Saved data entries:
—————

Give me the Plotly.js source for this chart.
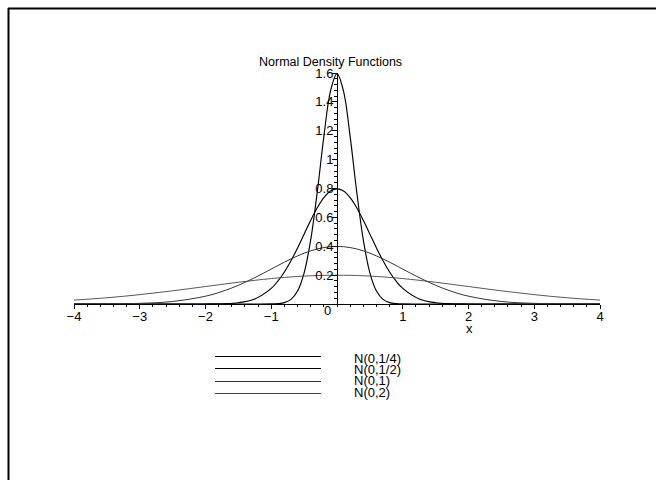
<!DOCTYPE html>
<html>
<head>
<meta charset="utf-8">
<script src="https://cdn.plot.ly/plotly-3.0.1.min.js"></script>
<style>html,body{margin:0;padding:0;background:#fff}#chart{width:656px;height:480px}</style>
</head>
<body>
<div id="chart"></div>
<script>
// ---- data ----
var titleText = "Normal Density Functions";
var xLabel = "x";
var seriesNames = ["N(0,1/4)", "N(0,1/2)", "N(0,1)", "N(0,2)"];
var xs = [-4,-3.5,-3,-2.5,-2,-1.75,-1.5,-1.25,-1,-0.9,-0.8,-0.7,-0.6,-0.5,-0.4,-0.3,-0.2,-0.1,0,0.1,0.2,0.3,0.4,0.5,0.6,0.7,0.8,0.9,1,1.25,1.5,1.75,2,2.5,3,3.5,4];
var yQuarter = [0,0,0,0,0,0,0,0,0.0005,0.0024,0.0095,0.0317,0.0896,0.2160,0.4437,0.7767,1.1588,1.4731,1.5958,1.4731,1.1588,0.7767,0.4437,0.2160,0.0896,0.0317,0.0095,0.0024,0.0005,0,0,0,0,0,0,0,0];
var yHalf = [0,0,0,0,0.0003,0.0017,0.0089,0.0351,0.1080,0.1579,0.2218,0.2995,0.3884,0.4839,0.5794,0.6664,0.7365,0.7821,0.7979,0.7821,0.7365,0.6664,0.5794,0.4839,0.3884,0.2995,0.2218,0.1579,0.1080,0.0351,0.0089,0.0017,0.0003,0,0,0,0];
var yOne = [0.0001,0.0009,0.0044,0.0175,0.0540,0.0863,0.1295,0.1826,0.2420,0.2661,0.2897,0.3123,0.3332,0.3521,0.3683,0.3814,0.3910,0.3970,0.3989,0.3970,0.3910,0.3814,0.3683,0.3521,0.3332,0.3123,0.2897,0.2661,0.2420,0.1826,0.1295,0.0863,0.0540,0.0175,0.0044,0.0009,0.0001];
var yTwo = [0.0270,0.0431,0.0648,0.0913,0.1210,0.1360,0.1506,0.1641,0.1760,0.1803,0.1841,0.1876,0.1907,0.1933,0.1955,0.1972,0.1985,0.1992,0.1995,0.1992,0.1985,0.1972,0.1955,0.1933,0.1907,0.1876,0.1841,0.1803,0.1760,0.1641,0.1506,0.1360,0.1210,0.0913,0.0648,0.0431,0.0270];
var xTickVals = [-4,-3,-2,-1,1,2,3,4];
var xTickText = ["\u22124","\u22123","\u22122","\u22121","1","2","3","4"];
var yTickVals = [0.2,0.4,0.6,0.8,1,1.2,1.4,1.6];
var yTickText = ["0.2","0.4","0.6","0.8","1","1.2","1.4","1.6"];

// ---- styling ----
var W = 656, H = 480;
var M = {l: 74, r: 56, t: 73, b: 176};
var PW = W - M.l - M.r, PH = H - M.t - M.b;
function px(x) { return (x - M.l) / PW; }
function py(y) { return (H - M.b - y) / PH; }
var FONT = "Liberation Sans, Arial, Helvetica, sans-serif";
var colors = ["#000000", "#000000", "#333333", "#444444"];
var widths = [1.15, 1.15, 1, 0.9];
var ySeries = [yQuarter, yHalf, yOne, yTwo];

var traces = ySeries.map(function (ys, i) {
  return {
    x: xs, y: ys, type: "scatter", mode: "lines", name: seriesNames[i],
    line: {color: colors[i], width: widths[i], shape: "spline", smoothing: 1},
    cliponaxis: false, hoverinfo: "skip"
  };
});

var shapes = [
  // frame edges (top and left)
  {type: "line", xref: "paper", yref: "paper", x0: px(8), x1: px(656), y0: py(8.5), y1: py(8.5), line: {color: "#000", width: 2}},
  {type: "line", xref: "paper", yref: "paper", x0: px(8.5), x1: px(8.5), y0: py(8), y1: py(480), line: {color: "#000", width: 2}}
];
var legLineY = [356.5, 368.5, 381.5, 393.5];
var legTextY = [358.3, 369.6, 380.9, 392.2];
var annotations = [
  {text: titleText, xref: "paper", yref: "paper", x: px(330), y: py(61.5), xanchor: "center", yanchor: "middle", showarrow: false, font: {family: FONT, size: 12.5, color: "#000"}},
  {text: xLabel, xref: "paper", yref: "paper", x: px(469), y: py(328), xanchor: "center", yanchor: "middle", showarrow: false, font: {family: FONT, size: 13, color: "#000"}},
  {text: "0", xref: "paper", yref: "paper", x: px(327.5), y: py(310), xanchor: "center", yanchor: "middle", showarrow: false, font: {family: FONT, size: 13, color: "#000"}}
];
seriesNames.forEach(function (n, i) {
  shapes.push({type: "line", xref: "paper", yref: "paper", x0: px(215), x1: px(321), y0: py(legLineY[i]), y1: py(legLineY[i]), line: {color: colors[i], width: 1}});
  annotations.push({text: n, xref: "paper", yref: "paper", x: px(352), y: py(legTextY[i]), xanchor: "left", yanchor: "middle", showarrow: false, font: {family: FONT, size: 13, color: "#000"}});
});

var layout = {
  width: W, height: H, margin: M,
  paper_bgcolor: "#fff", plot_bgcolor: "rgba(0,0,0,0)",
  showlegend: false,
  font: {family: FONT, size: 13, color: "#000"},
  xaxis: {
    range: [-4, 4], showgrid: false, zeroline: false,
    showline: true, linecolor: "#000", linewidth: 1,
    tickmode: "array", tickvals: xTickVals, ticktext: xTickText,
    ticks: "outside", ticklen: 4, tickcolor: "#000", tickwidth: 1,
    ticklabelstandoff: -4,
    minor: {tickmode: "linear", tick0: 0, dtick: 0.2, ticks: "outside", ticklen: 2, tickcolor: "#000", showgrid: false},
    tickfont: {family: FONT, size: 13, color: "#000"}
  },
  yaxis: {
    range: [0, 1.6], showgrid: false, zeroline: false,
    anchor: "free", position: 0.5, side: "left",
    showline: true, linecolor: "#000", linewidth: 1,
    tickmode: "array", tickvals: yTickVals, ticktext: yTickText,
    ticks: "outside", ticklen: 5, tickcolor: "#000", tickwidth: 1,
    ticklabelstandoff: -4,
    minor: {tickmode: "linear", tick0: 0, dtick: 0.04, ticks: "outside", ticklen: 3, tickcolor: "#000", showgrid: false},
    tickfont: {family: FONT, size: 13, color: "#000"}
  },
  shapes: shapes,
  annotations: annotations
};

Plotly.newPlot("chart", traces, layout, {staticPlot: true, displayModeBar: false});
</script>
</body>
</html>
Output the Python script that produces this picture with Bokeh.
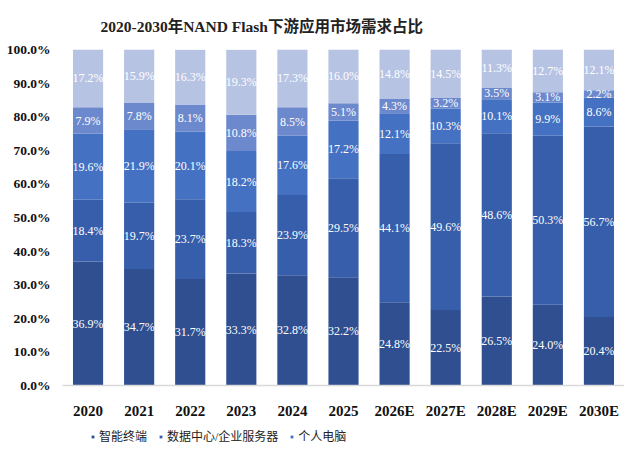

—————

▶ Task description
Show every line above in which the word "this" occurs.

▶ Answer to the problem
Give me the Plotly.js source for this chart.
Output the Python script that produces this picture with Bokeh.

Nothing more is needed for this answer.